Installation & Setup:
The setup for this keyboard is extremely simple and straight forward. Since this particular model lacks macro functionality, there is no software that comes with the keyboard. So, all that is required for setup is simply plugging in the two USB connectors (one for the keyboard itself, and one for the auxiliary USB ports on the top of the keyboard) and the two audio connectors (if you wish to use the auxiliary audio ports on the keyboard). Aside from the cabling, attaching the wrist rest is all that is left. I generally don’t use these, but for this particular keyboard (given its weight and size) the wrist rest seemed to complete the accessibility and comfort, rather than detract. Obviously, this will be a personal preference thing, but I felt it was important to note that for me, this one of the few cases that I went against my standard preference. After that, you’re ready to rock!
Fit, Feel, and Function:
After I had it connected, I spent about month using it for all sort of tasks to ensure I got a good feel for its overall performance, and enough time to catch any idiosyncrasies that may arise. I am going to break this section up a bit, to keep my review opinions as focused as possible.
Probably the most important part of the keyboard is the keys and how they perform. With several different Cherry MX switches in the market (Black, Red, Brown, and Blue as the most common), the Black in particular have the highest actuation force (60 centi-Newtons), which means they require the most force to depress essentially. This doesn’t mean you have to be Arnold Schwarzenegger to use this keyboard, but if you don’t have any experience with Cherry MX Black switches, you will initially notice the increased rigidness of the keystrokes. Depending on what you currently have, this may be off-putting at first, but at least for me it didn’t take time for me to settle into the new feel and I quickly realized I preferred the increased rigidity. Gone are the days of accidently hitting a key or the occasional fat finger moment. Which for gaming becomes an extreme benefit, as for each keystroke will be intentional. The other upside to the keys is the spacing between each key. I would best describe the spacing as significant, yet functional. Meaning, you can easily realize if your fingers drift off a key or quickly move from one key to the next and almost never lose track of where your finger travels. This allows you make those critical keystrokes without having to look down at your keyboard to re-acquire your bearings. All in all, the keys perform flawlessly in every application and game I tested it with, with no signs of delay or missed keystrokes. They are extremely solid and appear to have what it takes to stand up to the most demanding gamer/user.

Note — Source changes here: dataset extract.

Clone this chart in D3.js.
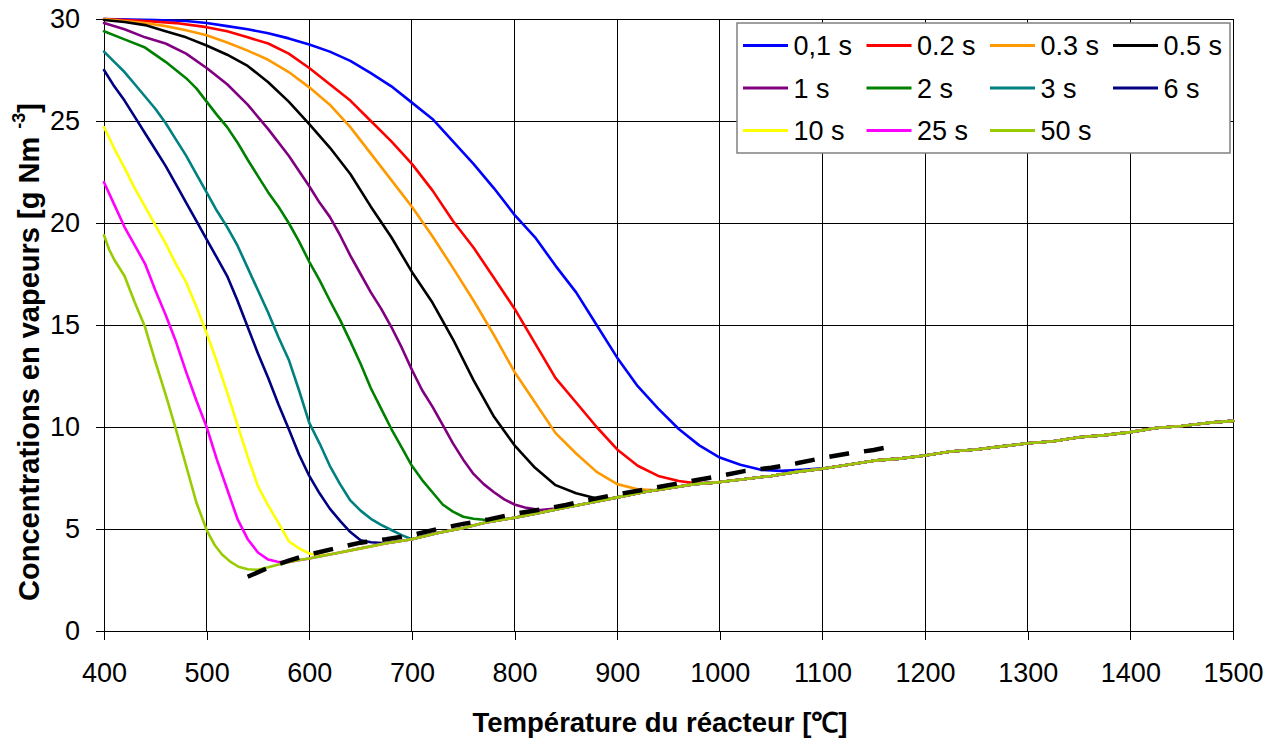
<!DOCTYPE html>
<html>
<head>
<meta charset="utf-8">
<script src="https://cdn.jsdelivr.net/npm/d3@7"></script>
<style>
  html, body { margin: 0; padding: 0; background: #fff; }
  svg { display: block; font-family: "Liberation Sans", Arial, sans-serif; }
</style>
</head>
<body>
<svg id="chart" width="1278" height="742"></svg>
<script>
// ---------- DATA ----------
const seriesNames = ["0,1 s", "0.2 s", "0.3 s", "0.5 s", "1 s", "2 s", "3 s", "6 s", "10 s", "25 s", "50 s"];
const seriesColors = ["#0000FF", "#FF0000", "#FF9900", "#000000", "#800080", "#008000", "#008080", "#000080", "#FFFF00", "#FF00FF", "#99CC00"];

const xTicks = [400, 500, 600, 700, 800, 900, 1000, 1100, 1200, 1300, 1400, 1500];
const yTicks = [0, 5, 10, 15, 20, 25, 30];

// common high-temperature branch shared by all residence times
const baseline = [[600,3.55],[625,3.8],[650,4.05],[675,4.3],[700,4.5],[725,4.8],[750,5.05],[775,5.35],[800,5.55],[825,5.8],[850,6.05],[875,6.3],[900,6.55],[925,6.8],[950,7.0],[975,7.2],[1000,7.3],[1025,7.45],[1050,7.6],[1075,7.8],[1100,7.95],[1125,8.15],[1150,8.35],[1175,8.45],[1200,8.6],[1225,8.8],[1250,8.9],[1275,9.05],[1300,9.2],[1325,9.3],[1350,9.5],[1375,9.6],[1400,9.75],[1425,9.95],[1450,10.05],[1475,10.2],[1500,10.3]];

const s01 = [[400,30.0],[450,29.95],[480,29.9],[500,29.8],[520,29.65],[540,29.5],[560,29.3],[580,29.05],[600,28.75],[620,28.4],[640,27.95],[660,27.35],[680,26.7],[700,25.9],[720,25.1],[740,24.0],[760,22.9],[780,21.7],[800,20.4],[820,19.3],[840,17.9],[860,16.6],[880,15.0],[900,13.4],[920,12.0],[940,10.9],[960,9.9],[980,9.1],[1000,8.5],[1020,8.15],[1040,7.9],[1060,7.85],[1080,7.9],[1100,7.97]];
const s02 = [[400,30.0],[440,29.9],[470,29.8],[500,29.6],[520,29.4],[540,29.1],[560,28.8],[580,28.3],[600,27.6],[620,26.8],[640,26.0],[660,25.0],[680,24.0],[700,22.9],[720,21.6],[740,20.1],[760,18.8],[780,17.3],[800,15.8],[820,14.1],[840,12.4],[860,11.2],[880,10.0],[900,8.9],[920,8.1],[940,7.6],[960,7.35],[975,7.25],[990,7.25]];
const s03 = [[400,30.0],[420,29.9],[440,29.8],[460,29.65],[480,29.45],[500,29.2],[520,28.85],[540,28.45],[560,28.0],[580,27.4],[600,26.65],[620,25.8],[640,24.7],[660,23.4],[680,22.1],[700,20.8],[720,19.35],[740,17.8],[760,16.2],[780,14.5],[800,12.7],[820,11.2],[840,9.7],[860,8.7],[880,7.8],[900,7.2],[920,6.95],[940,6.9]];
const s05 = [[400,29.95],[420,29.85],[440,29.7],[460,29.4],[480,29.1],[500,28.7],[520,28.25],[540,27.7],[560,26.9],[580,25.95],[600,24.85],[620,23.7],[640,22.4],[660,20.8],[680,19.3],[700,17.6],[720,16.1],[740,14.3],[760,12.3],[780,10.5],[800,9.1],[820,8.0],[840,7.15],[860,6.75],[880,6.5],[890,6.45]];
const s1 = [[400,29.8],[420,29.5],[440,29.1],[460,28.8],[480,28.3],[500,27.6],[520,26.8],[540,25.8],[560,24.6],[580,23.3],[600,21.8],[610,21.0],[620,20.3],[630,19.4],[640,18.4],[650,17.5],[660,16.6],[670,15.8],[680,14.9],[690,13.9],[700,12.8],[710,11.8],[720,11.0],[730,10.1],[740,9.2],[750,8.4],[760,7.7],[770,7.2],[780,6.8],[790,6.45],[800,6.2],[810,6.05],[825,5.93]];
const s2 = [[400,29.4],[420,29.0],[440,28.6],[460,27.9],[480,27.1],[490,26.6],[500,25.95],[510,25.3],[520,24.7],[530,23.95],[540,23.1],[550,22.3],[560,21.5],[570,20.8],[580,20.0],[590,19.1],[600,18.1],[610,17.2],[620,16.2],[630,15.25],[640,14.2],[650,13.1],[660,11.9],[670,10.9],[680,9.9],[690,9.0],[700,8.1],[710,7.4],[720,6.8],[730,6.2],[740,5.85],[750,5.6],[760,5.5],[770,5.45]];
const s3 = [[400,28.4],[410,27.9],[420,27.4],[430,26.8],[440,26.2],[450,25.6],[460,24.9],[470,24.1],[480,23.3],[490,22.4],[500,21.5],[510,20.6],[520,19.8],[530,18.9],[540,17.8],[550,16.7],[560,15.6],[570,14.4],[580,13.3],[590,11.8],[600,10.2],[610,9.2],[620,8.1],[630,7.2],[640,6.4],[650,5.9],[660,5.5],[670,5.2],[680,4.95],[690,4.7]];
const s6 = [[400,27.5],[410,26.7],[420,26.0],[430,25.2],[440,24.4],[450,23.6],[460,22.8],[470,21.9],[480,21.0],[490,20.1],[500,19.2],[510,18.3],[520,17.4],[530,16.2],[540,14.9],[550,13.6],[560,12.4],[570,11.1],[580,9.9],[590,8.65],[600,7.6],[610,6.75],[620,6.0],[630,5.4],[640,4.85],[650,4.45],[660,4.35]];
const s10 = [[400,24.7],[410,23.65],[420,22.7],[430,21.7],[440,20.8],[450,19.9],[460,19.0],[470,18.0],[480,17.1],[490,15.9],[500,14.6],[510,13.2],[520,11.7],[530,10.1],[540,8.55],[550,7.1],[560,6.15],[570,5.3],[580,4.4],[590,4.05],[600,3.8],[610,3.7]];
const s25 = [[400,22.0],[410,20.9],[420,19.8],[430,18.9],[440,18.0],[450,16.7],[460,15.5],[470,14.2],[480,12.7],[490,11.3],[500,10.0],[510,8.4],[520,6.95],[530,5.5],[540,4.5],[550,3.85],[560,3.5],[570,3.38],[580,3.38]];
const s50 = [[400,19.4],[405,18.7],[410,18.2],[420,17.4],[430,16.1],[440,14.9],[450,13.2],[460,11.6],[470,9.9],[480,8.1],[490,6.3],[500,4.95],[508,4.2],[515,3.75],[523,3.4],[531,3.15],[540,3.03],[550,3.0],[560,3.12],[573,3.3],[586,3.45]];

// dashed envelope through the minima
const minimaLine = [[540,2.66],[560,3.1],[580,3.45],[600,3.75],[625,4.05],[650,4.33],[675,4.5],[700,4.7],[725,5.0],[750,5.25],[775,5.47],[800,5.75],[825,5.95],[850,6.18],[875,6.45],[900,6.7],[925,6.92],[950,7.15],[975,7.38],[1000,7.6],[1025,7.85],[1050,8.0],[1075,8.22],[1100,8.48],[1125,8.7],[1150,8.87],[1170,9.08]];

const seriesHeads = [s01, s02, s03, s05, s1, s2, s3, s6, s10, s25, s50];

// ---------- CHART ----------
const svg = d3.select("#chart");
const x = d3.scaleLinear().domain([400, 1500]).range([104, 1233]);
const y = d3.scaleLinear().domain([0, 30]).range([631, 19]);

// grid
const grid = svg.append("g").attr("shape-rendering", "crispEdges");
grid.selectAll("line.v").data(xTicks.slice(1)).enter().append("line")
  .attr("x1", d => x(d)).attr("x2", d => x(d)).attr("y1", y(0)).attr("y2", y(30))
  .attr("stroke", "#000").attr("stroke-width", 1);
grid.selectAll("line.h").data(yTicks.slice(1)).enter().append("line")
  .attr("x1", x(400)).attr("x2", x(1500)).attr("y1", d => y(d)).attr("y2", d => y(d))
  .attr("stroke", "#000").attr("stroke-width", 1);

// axes
const xAxis = d3.axisBottom(x).tickValues(xTicks).tickSize(9).tickSizeOuter(0).tickPadding(23).tickFormat(d3.format("d"));
const yAxis = d3.axisLeft(y).tickValues(yTicks).tickSize(8).tickSizeOuter(0).tickPadding(16).tickFormat(d3.format("d"));
const gx = svg.append("g").attr("transform", `translate(0,${y(0)})`).attr("shape-rendering", "crispEdges").call(xAxis);
const gy = svg.append("g").attr("transform", `translate(${x(400)},0)`).attr("shape-rendering", "crispEdges").call(yAxis);
[gx, gy].forEach(g => {
  g.select(".domain").attr("stroke", "#000").attr("stroke-width", 1);
  g.selectAll(".tick line").attr("stroke", "#000");
  g.selectAll(".tick text").attr("font-size", 27).attr("fill", "#000")
    .attr("font-family", "'Liberation Sans', Arial, sans-serif");
});

// lines
const line = d3.line().x(d => x(d[0])).y(d => y(d[1]));
const plot = svg.append("g");
seriesHeads.forEach((head, i) => {
  const lastX = head[head.length - 1][0];
  const pts = head.concat(baseline.filter(d => d[0] > lastX));
  plot.append("path").datum(pts)
    .attr("d", line).attr("fill", "none")
    .attr("stroke", seriesColors[i]).attr("stroke-width", 2.6)
    .attr("stroke-linejoin", "round").attr("stroke-linecap", "round");
});
plot.append("path").datum(minimaLine)
  .attr("d", line).attr("fill", "none")
  .attr("stroke", "#000").attr("stroke-width", 4.5)
  .attr("stroke-dasharray", "20,15");

// legend
const lg = svg.append("g");
lg.append("rect").attr("x", 737).attr("y", 23).attr("width", 493).attr("height", 130)
  .attr("fill", "#fff").attr("stroke", "#808080").attr("stroke-width", 1.5);
const colX = [743, 866.5, 990, 1113];
const rowY = [45.5, 88, 130.5];
seriesNames.forEach((name, i) => {
  const cx = colX[i % 4], cy = rowY[Math.floor(i / 4)];
  lg.append("line").attr("x1", cx).attr("x2", cx + 45).attr("y1", cy).attr("y2", cy)
    .attr("stroke", seriesColors[i]).attr("stroke-width", 2.8);
  lg.append("text").attr("x", cx + 50.5).attr("y", cy + 9.5)
    .attr("font-size", 27).attr("fill", "#000").text(name);
});

// axis titles
svg.append("text").attr("x", 660).attr("y", 732).attr("text-anchor", "middle")
  .attr("font-size", 27.5).attr("font-weight", "bold").attr("fill", "#000")
  .text("Température du réacteur [℃]");

const yt = svg.append("text").attr("transform", "translate(39,352) rotate(-90)")
  .attr("text-anchor", "middle").attr("font-size", 29).attr("font-weight", "bold").attr("fill", "#000");
yt.append("tspan").text("Concentrations en vapeurs [g Nm ");
yt.append("tspan").attr("font-size", 18).attr("dy", -14).text("-3");
yt.append("tspan").attr("dy", 14).text("]");
</script>
</body>
</html>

When Thermaltake says military grade cabling, they aren’t just throwing out a “marketing” statement. The connectivity cable attached to the MEKA G1 Illuminated keyboard is really no joke. This is probably the beefiest (is that even a word) cable I have ever seen come out of a keyboard. Like the keyboard itself, this braided cable built with what I would consider a little bit of overkill. Do we really need such a significant cable to connect a keyboard? As that’s hard to answer for everyone, I will simply say that there isn’t much to worry about in regards to the cable failing or breaking down over time on you. The one glaring negative I noticed about the cable, is that it doesn’t bend well at all, so if you need to snake this in some odd path for your particular setup, you may run into difficulties. Additionally, if the cable doesn’t have a lot of freedom to move around without bending, you may find it hard to move the keyboard due to the cable rigidity impairing your movement. I suppose to some, this may be a good thing as it will cut down on the keyboard moving around on you, but then again the weight of the keyboard itself also deters this from occurring. The gold plated connectors are a nice touch as well.
The MEKA G1 Illuminated is a backlit keyboard. There is a single color option, which is red. Each key is individually LED backlit and the backlighting is enabled through the use of function keys on the keyboard. You can enable, disable, and have a few options as to which LED’s are enabled all, some (like the WASD), etc… There are also 8 levels of brightness, so you should be able to find the right level of backlighting. At the brightest setting, the backlighting is extremely prominent. So, if you like your backlighting bright, this is a good candidate for you. Some detractors in regards to the backlighting I noticed in testing is that the backlighting resets with every reboot. So not only do you have to re-enable it with every system start, you need to set the brightness as well. This was extremely disappointing, as it quickly becomes painful to having to constantly re-enable the backlighting. Additionally, without the backlighting enabled, I noticed the translucent lettering on the keys (that allow the light to pass through) is not easily readable with the backlighting disabled. Which means that having the backlighting enabled, even at the lowest brightness level, is almost required (at least in my opinion). Another disappointing item is not all the characters on each key are illuminated, when there are multiple characters on the same key. By that I mean, the number keys along the top are illuminated, but the non-numerical characters are not. This may not be a deal break for some, but I personally feel it’s an oversight that should be corrected in follow on iterations of illuminated keyboards from Thermaltake.